Over the past 10 years working in the HR tech and employee engagement software industry, I’ve formulated a philosophy on how to effectively engage employees, which I call the employee engagement bridge.

Pay and benefits are no longer enough to ensure employee engagement. Though they create a solid foundation, you also need to consider the well-being of your employees. Even that will not be enough. Many other aspects of your business will factor into engagement as well: open and honest communication; purpose, meaning, and values; leadership and management; job design; recognition; learning and development; and workspace.

[Glenn Elliott]
[Glenn Elliott]

Engagement is essential to the success of a company. This is not, like many people believe, because they will devote their discretionary time to work, but for three main reasons: engaged employees make better decisions because they understand more; engaged employees are more productive because they like, or love, what they are doing; and engaged employees innovate more, because they want their organization to succeed. Basically, engaged employees think in terms of the long-term results of the company.

I always say you cannot force employee engagement, but you can influence it. Employee engagement starts with company culture. What you do, and what you encourage your employees to do, will ripple through the company. It’s important that leadership doesn’t just express what you believe the company culture should be. You need to truly live and breathe your culture within the company. If you say you have open and honest communication, you need to follow through on that no matter what to prevent your employees from losing faith and trust in you. If you say, “In this company we believe...” and then leadership is doing something entirely different, why would the rest of the company follow through on what it is said that company believes?

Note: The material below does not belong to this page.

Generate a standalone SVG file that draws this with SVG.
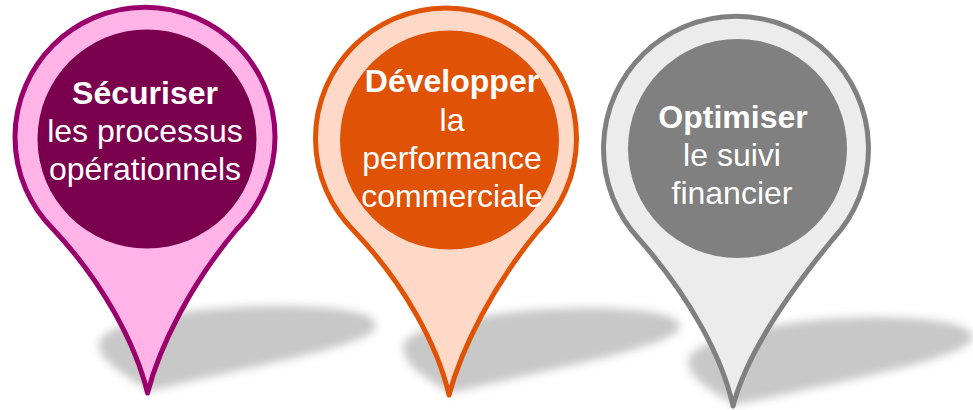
<svg xmlns="http://www.w3.org/2000/svg" width="973" height="410" viewBox="0 0 973 410">
<defs>
<filter id="blur" x="-10%" y="-30%" width="120%" height="160%"><feGaussianBlur stdDeviation="4"/></filter>
</defs>
<style>
.shadow{fill:#c8c8c8;filter:url(#blur)}
.pin{stroke-width:5;stroke-linejoin:round}
text{font-family:"Liberation Sans",Arial,sans-serif;font-size:32px;fill:#fff;text-anchor:middle}
.b{font-weight:bold}
</style>
<rect width="973" height="410" fill="#fff"/>
<g id="shadows">
<path class="shadow" d="M99,345C98,322 190,306 280,306C335,306 376,312 376,325C376,345 270,362 150,391C125,375 100,362 99,345Z"/>
<path class="shadow" d="M403,347C402,326 500,308 590,308C640,308 680,314 680,326C680,345 570,365 450,393C425,378 404,365 403,347Z"/>
<path class="shadow" d="M688,362C687,340 780,318 870,317C925,317 973,323 973,337C973,356 860,378 735,405C710,390 689,378 688,362Z"/>
</g>
<g id="pin1">
<path class="pin" fill="#ffb3e6" stroke="#99006b" d="M147.500,393C136,345 103,282 53,229A130 130 0 1 1 237,229C192,282 160,345 147.500,393Z"/>
<circle cx="147" cy="139" r="109.500" fill="#7a004e"/>
<text class="b" x="145" y="104">Sécuriser</text>
<text x="145" y="142">les processus</text>
<text x="145" y="180">opérationnels</text>
</g>
<g id="pin2">
<path class="pin" fill="#ffd9c7" stroke="#e05206" d="M449,395C438,347 405,284 354,231A130.500 130.500 0 1 1 538,231C494,284 462,347 449,395Z"/>
<circle cx="449.500" cy="140" r="109.500" fill="#e05206"/>
<text class="b" x="452" y="92">Développer</text>
<text x="452" y="131">la</text>
<text x="452" y="169">performance</text>
<text x="452" y="207">commerciale</text>
</g>
<g id="pin3">
<path class="pin" fill="#ececec" stroke="#808080" d="M733,406C722,356 689,296 639,239A132.500 132.500 0 1 1 833,239C786,296 746,356 733,406Z"/>
<circle cx="737.500" cy="148.500" r="109.500" fill="#808080"/>
<text class="b" x="733" y="128">Optimiser</text>
<text x="732" y="166">le suivi</text>
<text x="732" y="204">financier</text>
</g>
</svg>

You might be surprised to learn that one way to drastically increase employee engagement is incredibly simple: say thank you. People who feel appreciated will work harder. It’s simple really – would you feel like helping someone or something succeed if you felt unappreciated? But when was the last time that you were thanked, or that you’ve thanked someone else?

Some people believe that recognition needs to be structured and have monetary value. Simply not true. There was one time early in my career that I was given an award with a monetary bonus attached for a job well done on a project I had worked on. It needed to go through an approval process and it took so long that by the time I actually received the award, I couldn’t even remember why I’d received it. That’s not very motivating, is it?

Recognition does not need to be something so large that it needs to go through an approval process. It does not need to come with a big ceremony and a press photo. It can be as simple as a thank you note or a quick email. At Reward Gateway, we have e-cards that we send internally, to say “good job” or “thanks!” It’s something so simple, but employees love sending and receiving them. It creates a sense of community and shows that we appreciate each other.

It doesn’t need to be when you feel someone goes above and beyond, either – though you definitely should then. It can be a simple daily thank you, or a “thank you for everything you’ve done this quarter.” You can change someone’s entire day just by saying thank you. The smile alone is well worth the effort.

Recognition also helps with something else that is very important to your business’s success: retention. People working in a culture of gratitude and know that their efforts are appreciated are not likely to want to leave. Don’t you want to be part of a company where your employees can come in and say they turned down a very good job offer because they’d genuinely prefer to stay with you at your company? They’ll care more, and their desire to succeed will line up with the company’s success.

Employee engagement is a choice. Is it one you can afford not to make?